Friday, August 11, 2006

Make No Mistake

The perfectionists amongst us will notice that inevitably a small mitsake will get posted with every blog. Why is it, that no matter how much we proof read, a word in the wrong place with a correct spelling will be missed. Have I become autistic or is it something to do with typing/use of the PC? Yesterday I typed good instead of could and your instead of you.
A thought! Wouldn't it be more accurate to spell mistake as mitsake? And why is dyslexia such a difficult word to spell?

Advertisement For Myself

A small pleasure: yesterday morning a courier arrived bearing a presentation copy of the new Chambers Dictionary, 10th edition, to which I contributed some expertise in IT-related words. Coincidentally, its Introduction is by the Greatest Living Cumbrian, who occasionally resides a few miles up the road from here. The Dictionary is a beautiful production, and whether you're curious to know the meaning of jobernowl, fizgig and wallydrag or simply wish to treat the logophile in your life, you can buy a copy by clicking here. It is not, as the saying goes, a book to be cast aside lightly. Indeed if you're elderly or infirm I'd caution against trying to pick it up in the first place. But it will provide hours of pleasurable browsing for the curious mind. One can only regret the absence of an index.
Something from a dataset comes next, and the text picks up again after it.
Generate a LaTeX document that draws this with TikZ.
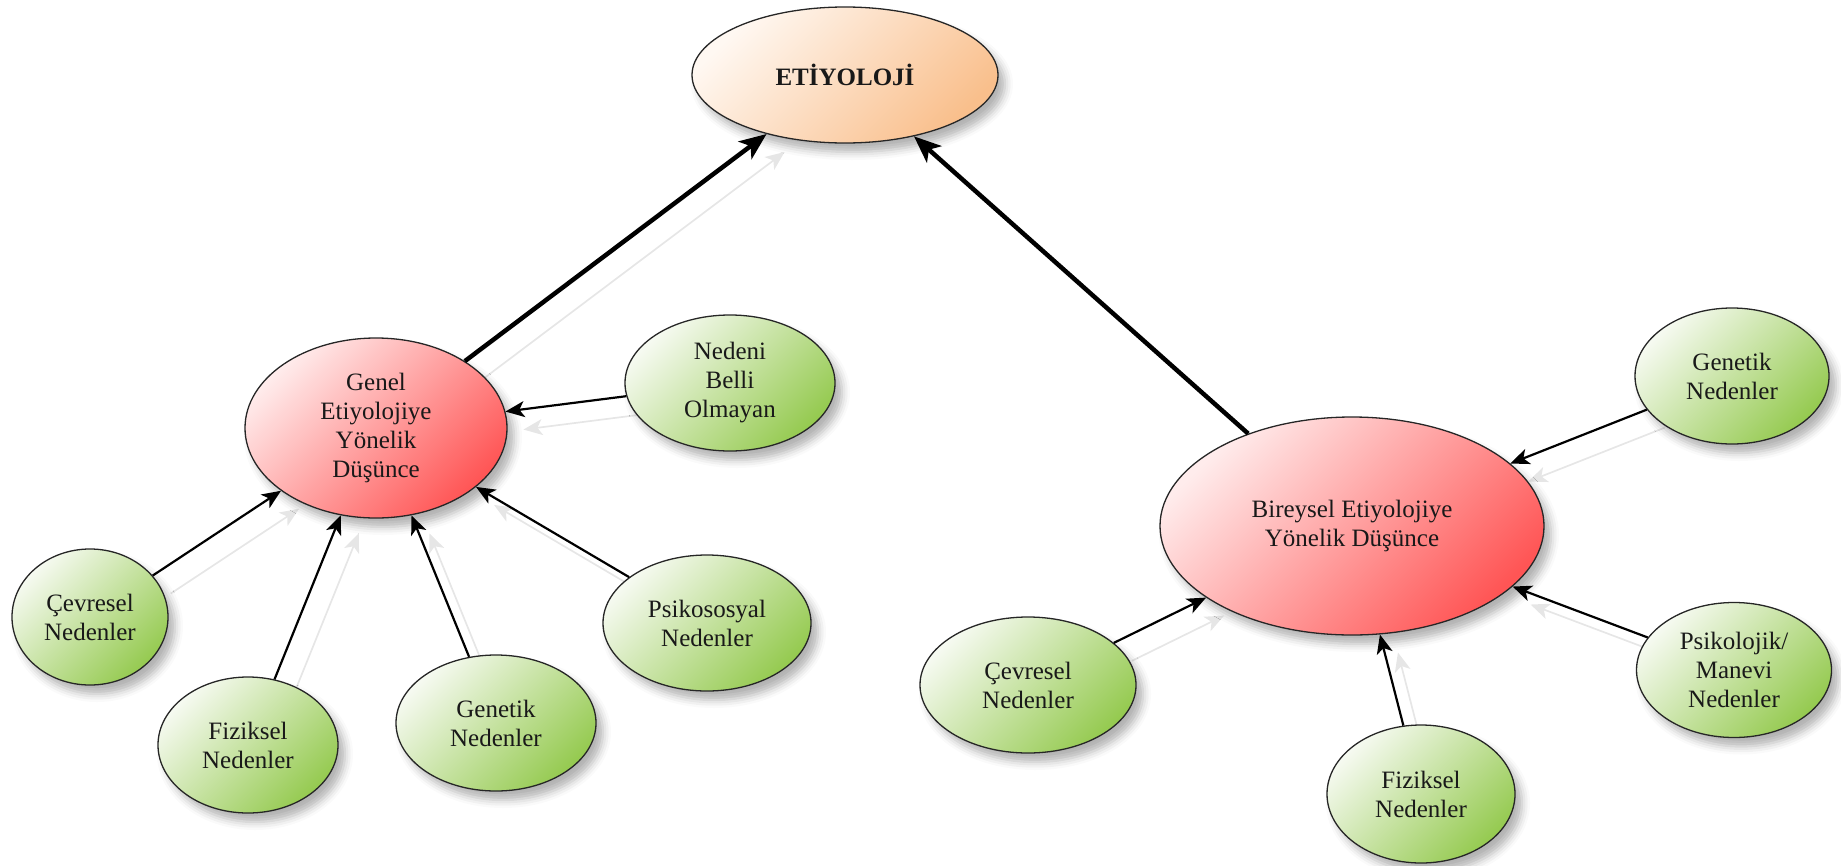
\documentclass[tikz,border=0pt]{standalone}
\usepackage{fontspec}
\setmainfont{Liberation Serif}
\usetikzlibrary{shapes.geometric,arrows.meta,shadows.blur,backgrounds}

\definecolor{peachA}{HTML}{FFF8F2}
\definecolor{peachB}{HTML}{F9BF8C}
\definecolor{redA}{HTML}{FFECEC}
\definecolor{redB}{HTML}{FF5555}
\definecolor{greenA}{HTML}{F6FAF1}
\definecolor{greenB}{HTML}{95CA50}
\definecolor{echogray}{HTML}{E6E6E6}

\tikzset{
  bubble/.style={ellipse, draw=black!85, line width=1.3pt, inner sep=0pt,
    align=center, font=\fontsize{25}{29}\selectfont, text=black!90,
    blur shadow={shadow xshift=7pt, shadow yshift=-9pt,
                 shadow blur radius=8pt, shadow opacity=30}},
  rootnode/.style={bubble, top color=peachA, bottom color=peachB, shading angle=45,
    font=\fontsize{25}{29}\selectfont\bfseries},
  midnode/.style={bubble, top color=redA, bottom color=redB, shading angle=45},
  leafnode/.style={bubble, top color=greenA, bottom color=greenB, shading angle=45},
  link/.style={line width=2.2pt, -{Stealth[length=19pt,width=16pt,inset=5pt]}},
  mainlink/.style={line width=4.5pt, -{Stealth[length=27pt,width=22pt,inset=7pt]}},
  echo/.style={draw=echogray, line width=1.7pt, -{Stealth[length=19pt,width=16pt,inset=5pt]}},
}

\begin{document}
\begin{tikzpicture}[x=1pt, y=-1pt]
  \useasboundingbox (0,0) rectangle (1841,865);

  % top node
  \node[rootnode, minimum width=306pt, minimum height=136pt] (eti) at (845,75) {ETİYOLOJİ};

  % left branch
  \node[midnode, minimum width=262pt, minimum height=180pt] (genel) at (376,428)
    {Genel\\Etiyolojiye\\Yönelik\\Düşünce};
  \node[leafnode, minimum width=210pt, minimum height=136pt] (nedeni) at (730,383)
    {Nedeni\\Belli\\Olmayan};
  \node[leafnode, minimum width=156pt, minimum height=136pt] (cevL) at (90,617)
    {Çevresel\\Nedenler};
  \node[leafnode, minimum width=180pt, minimum height=136pt] (fizL) at (248,745)
    {Fiziksel\\Nedenler};
  \node[leafnode, minimum width=200pt, minimum height=136pt] (genL) at (496,723)
    {Genetik\\Nedenler};
  \node[leafnode, minimum width=208pt, minimum height=136pt] (psikos) at (707,623)
    {Psikososyal\\Nedenler};

  % right branch
  \node[midnode, minimum width=384pt, minimum height=218pt] (bir) at (1352,526)
    {Bireysel Etiyolojiye\\Yönelik Düşünce};
  \node[leafnode, minimum width=194pt, minimum height=136pt] (genR) at (1732,376)
    {Genetik\\Nedenler};
  \node[leafnode, minimum width=195pt, minimum height=135pt] (psikol) at (1734,670)
    {Psikolojik/\\Manevi\\Nedenler};
  \node[leafnode, minimum width=188pt, minimum height=138pt] (fizR) at (1421,794)
    {Fiziksel\\Nedenler};
  \node[leafnode, minimum width=216pt, minimum height=136pt] (cevR) at (1028,685)
    {Çevresel\\Nedenler};

  % faint reflections of the connectors, beneath the nodes
  \begin{pgfonlayer}{background}
    \begin{scope}[transform canvas={xshift=18pt, yshift=-18pt}]
      \draw[echo] (genel) -- (eti);
      \draw[echo] (nedeni) -- (genel);
      \draw[echo] (cevL) -- (genel);
      \draw[echo] (fizL) -- (genel);
      \draw[echo] (genL) -- (genel);
      \draw[echo] (psikos) -- (genel);
      \draw[echo] (genR) -- (bir);
      \draw[echo] (psikol) -- (bir);
      \draw[echo] (fizR) -- (bir);
      \draw[echo] (cevR) -- (bir);
    \end{scope}
  \end{pgfonlayer}

  % connectors
  \draw[mainlink] (genel) -- (eti);
  \draw[mainlink] (bir) -- (eti);
  \draw[link] (nedeni) -- (genel);
  \draw[link] (cevL) -- (genel);
  \draw[link] (fizL) -- (genel);
  \draw[link] (genL) -- (genel);
  \draw[link] (psikos) -- (genel);
  \draw[link] (genR) -- (bir);
  \draw[link] (psikol) -- (bir);
  \draw[link] (fizR) -- (bir);
  \draw[link] (cevR) -- (bir);
\end{tikzpicture}
\end{document}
The Rise & Fall Of A Small Market-Town

Nearby Cockermouth is a town in flux. When I returned to Cumbria I was surprised to find that the small market town of my youth boasted more decent restaurants and cafes than most such settlements, its tree-lined main street was a continental pleasure and elegant Kirkgate an architectural gem. Then a major supermarket chain opened for business on the site of the former livestock market, and the psychological geography of the town entered a period of mild neurosis. Small locally owned shops went under or changed their character. The fishmonger closed down & fastfood outlets multiplied. Four years on the process is continuing. The formerly excellent Station Street deli Number XVI has turned into a rather naff alimentary gifte shoppe. But worst of all the wonderful Roots & Fruits, a one-off greengrocer's sourcing produce from local farms, has gone under entirely. Walking past its former site today I noticed it has been replaced by a financial services adviser, specialising in that essential aspect of Lake District life, the 'buy to let' market. O tempora! O mortgages!

Thursday, August 10, 2006

Just a minute Clement - you are listing again.
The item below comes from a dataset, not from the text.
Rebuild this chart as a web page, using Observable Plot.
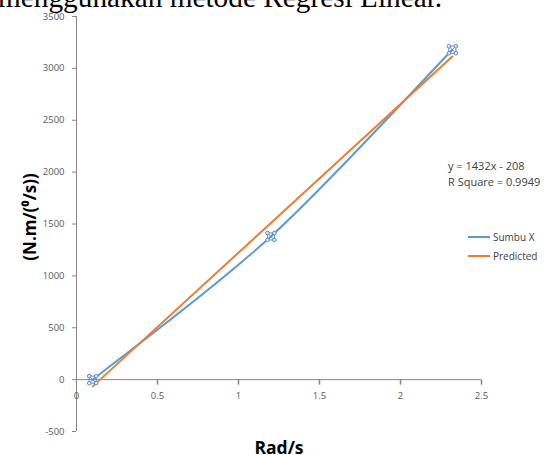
<!DOCTYPE html>
<html>
<head>
<meta charset="utf-8">
<script src="https://cdn.jsdelivr.net/npm/d3@7"></script>
<script src="https://cdn.jsdelivr.net/npm/@observablehq/plot@0.6"></script>
<style>
  html, body { margin: 0; padding: 0; background: #fff; }
  #wrap { position: relative; width: 548px; height: 455px; overflow: hidden; background: #fff; }
  #title { position: absolute; left: -2px; top: -17px; font: 29.3px/29.3px "Liberation Serif", serif; color: #000; white-space: nowrap; }
  #chart { position: absolute; left: 0; top: 0; }
  .eq { position: absolute; left: 448px; font: 11px/16px "Open Sans", sans-serif; color: #404040; white-space: nowrap; }
  .lg-line { position: absolute; left: 468px; width: 22px; height: 2px; }
  .lg-text { position: absolute; left: 493px; font: 10px/12px "Open Sans", sans-serif; color: #404040; white-space: nowrap; }
</style>
</head>
<body>
<div id="wrap">
  <div id="chart"></div>
  <div id="title"></div>
  <div id="eq1" class="eq" style="top:158px"></div>
  <div id="eq2" class="eq" style="top:174px"></div>
  <div class="lg-line" style="top:236px;background:#5b9bd5"></div>
  <div id="lg1" class="lg-text" style="top:231px"></div>
  <div class="lg-line" style="top:255px;background:#ed7d31"></div>
  <div id="lg2" class="lg-text" style="top:250px"></div>
</div>
<script>
// ---- data ----
const titleText = "menggunakan metode Regresi Linear.";
const xValues = [0.1, 1.2, 2.32];                 // Rad/s
const sumbuX = [0, 1380, 3180];                    // measured series
const predicted = [-65, 1510, 3114];               // y = 1432x - 208
const seriesNames = ["Sumbu X", "Predicted"];
const xTicks = [0, 0.5, 1, 1.5, 2, 2.5];
const yTicks = [-500, 0, 500, 1000, 1500, 2000, 2500, 3000, 3500];
const xTitle = "Rad/s";
const yTitle = "(N.m/(\u2070/s))";
const equationLines = ["y = 1432x - 208", "R Square = 0.9949"];

// ---- tables built from the arrays ----
const measured = xValues.map((x, i) => ({x, y: sumbuX[i]}));
const pred = xValues.map((x, i) => ({x, y: predicted[i]}));

// Excel-like smoothed line (uniform Catmull-Rom, endpoints duplicated)
function excelSmooth(context) {
  let pts = [];
  return {
    areaStart() {}, areaEnd() {},
    lineStart() { pts = []; },
    point(x, y) { pts.push([+x, +y]); },
    lineEnd() {
      const n = pts.length;
      if (!n) return;
      context.moveTo(pts[0][0], pts[0][1]);
      for (let i = 0; i < n - 1; i++) {
        const p0 = pts[Math.max(i - 1, 0)], p1 = pts[i], p2 = pts[i + 1], p3 = pts[Math.min(i + 2, n - 1)];
        context.bezierCurveTo(
          p1[0] + (p2[0] - p0[0]) / 6, p1[1] + (p2[1] - p0[1]) / 6,
          p2[0] - (p3[0] - p1[0]) / 6, p2[1] - (p3[1] - p1[1]) / 6,
          p2[0], p2[1]);
      }
    }
  };
}

const tickDown = { draw(ctx) { ctx.moveTo(0, 0); ctx.lineTo(0, 5); } };
const axisColor = "#868686";
const blue = "#5b9bd5", orange = "#ed7d31", markerStroke = "#5a8ac6";

const chart = Plot.plot({
  width: 548,
  height: 455,
  marginTop: 16,
  marginBottom: 24,
  marginLeft: 76,
  marginRight: 67,
  style: { fontFamily: "'Open Sans', sans-serif", fontSize: "9.5px", color: "#595959", background: "white" },
  x: { domain: [0, 2.5], axis: null },
  y: { domain: [-500, 3500], axis: null },
  marks: [
    Plot.ruleX([0], { stroke: axisColor }),
    Plot.ruleY([0], { stroke: axisColor }),
    Plot.axisY(yTicks, { anchor: "left", tickSize: 4, tickPadding: 8, stroke: axisColor, fill: "#595959", label: null, tickFormat: d => String(d) }),
    Plot.dot(xTicks.slice(1), { x: d => d, y: 0, symbol: tickDown, stroke: axisColor, fill: "none", r: 1 }),
    Plot.text(xTicks, { x: d => d, y: 0, text: d => String(d), dy: 16, fill: "#595959", fontSize: 9.5 }),
    Plot.line(measured, { x: "x", y: "y", stroke: blue, strokeWidth: 2, curve: excelSmooth }),
    Plot.line(pred, { x: "x", y: "y", stroke: orange, strokeWidth: 2 }),
    // markers
    Plot.dot(measured, { x: "x", y: "y", symbol: "square", r: 4, stroke: markerStroke, fill: "none", strokeWidth: 1 }),
    Plot.dot(measured, { x: "x", y: "y", symbol: "times", r: 3.5, stroke: markerStroke, strokeWidth: 1 }),
    ...[[-3.5, -3.5], [3.5, -3.5], [-3.5, 3.5], [3.5, 3.5]].map(([dx, dy]) =>
      Plot.dot(measured, { x: "x", y: "y", r: 1.8, dx, dy, fill: "#e3ecf7", stroke: markerStroke, strokeWidth: 1 })),
    // axis titles
    Plot.text([xTitle], { frameAnchor: "bottom", text: d => d, textAnchor: "middle", lineAnchor: "middle", dy: 17, fontSize: 17.5, fontWeight: "bold", fill: "#000" }),
    Plot.text([yTitle], { frameAnchor: "left", text: d => d, textAnchor: "middle", lineAnchor: "middle", dx: -46, dy: -7, rotate: -90, fontSize: 17, fontWeight: "bold", fill: "#000" })
  ]
});
document.getElementById("chart").appendChild(chart);
document.getElementById("title").textContent = titleText;
document.getElementById("eq1").textContent = equationLines[0];
document.getElementById("eq2").textContent = equationLines[1];
document.getElementById("lg1").textContent = seriesNames[0];
document.getElementById("lg2").textContent = seriesNames[1];
</script>
</body>
</html>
And so! It’s the ragged end of summer. No two days the same. The grass is reluctant to grow, except for tall weeds forced from the cracks in the yard, their sustenance sucked from below.
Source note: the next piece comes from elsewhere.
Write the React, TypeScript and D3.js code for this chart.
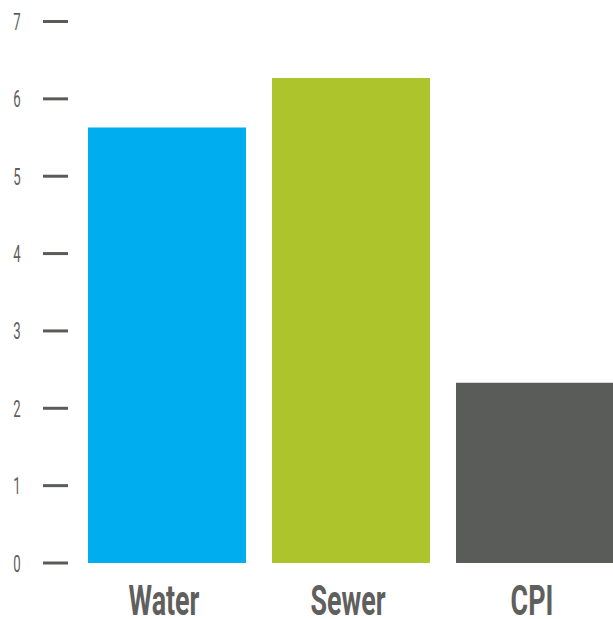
import React from "react";
import * as d3 from "d3";

const categories = ["Water", "Sewer", "CPI"];
const values = [5.63, 6.27, 2.33];
const colors = ["#00aeef", "#aec42d", "#5a5c59"];
const tickValues = [0, 1, 2, 3, 4, 5, 6, 7];

export default function App() {
  const W = 613, H = 619;
  const y = d3.scaleLinear().domain([0, 7]).range([563, 21.5]);
  const x = d3.scaleBand<string>().domain(categories).range([88, 614]).paddingInner(26 / 184).paddingOuter(0);
  const textColor = "#5f605e";
  return (
    <svg width={W} height={H} style={{ position: "absolute", left: 0, top: 0 }}>
      <rect width={W} height={H} fill="#ffffff" />
      {tickValues.map((t) => (
        <g key={t}>
          <line x1={43} x2={68} y1={y(t)} y2={y(t)} stroke="#5a5c59" strokeWidth={3} />
          <text
            transform={`translate(17,${y(t) + 8.5}) scale(0.55,1)`}
            textAnchor="middle"
            fontFamily="Roboto, sans-serif"
            fontSize={24}
            fill={textColor}
          >
            {t}
          </text>
        </g>
      ))}
      {categories.map((c, i) => (
        <rect key={c} x={x(c)} y={y(values[i])} width={x.bandwidth()} height={y(0) - y(values[i])} fill={colors[i]} />
      ))}
      {categories.map((c) => (
        <text
          key={c}
          transform={`translate(${(x(c) as number) + x.bandwidth() / 2 - 3},615) scale(0.64,1)`}
          textAnchor="middle"
          fontFamily="Roboto, sans-serif"
          fontWeight="bold"
          fontSize={42}
          fill={textColor}
        >
          {c}
        </text>
      ))}
    </svg>
  );
}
Tuesday I drove back from Leeds and on a whim took the road via Lakeland Plastics, The Duck Feeding Pier, The World of Football, The Indonesian Furniture Warehouse, The William and Dorothy Wordsworth car park..........stuck in the train of cars behind the Mountain Goat Japanese Tourist Bus Company to Fleece Central (Keswick). At least the Japanese see the lakes and the mountains, albeit framed in their cellphone/ digi-camera/ mp3 screens. The queue outside the Pitlochry cardigan centre to root through the sale offerings was impressive.
I resolve to not go to the Lakes in August BUT to set fire to the World of Football and a curio shop and an outdoor clothing shop (or two) and the Stars of the Cars and any paintings of rocks by artists with inflated opinions of their own talent (though how would they know? - good point.. but hell I’m beyond caring). Clement you are listing. Surely this should be an interruption rule in 'Just a Minute'? I digress.
Somehow we must subvert what the Lake District tourist experience has become. How come I never noticed the tatty and sordid parts before? Has it been a sudden change? Maybe, when the development agencies have finished improving Blackpool, the tourists could go there and we could remediate the Lake District. I’m sure that Environmental Protection Act would insist on the removal of all ‘contaminated’ land. I’d start with the soil beneath The World of Football.
I bought some nice cleaning products in Lakeland Plastics by the way.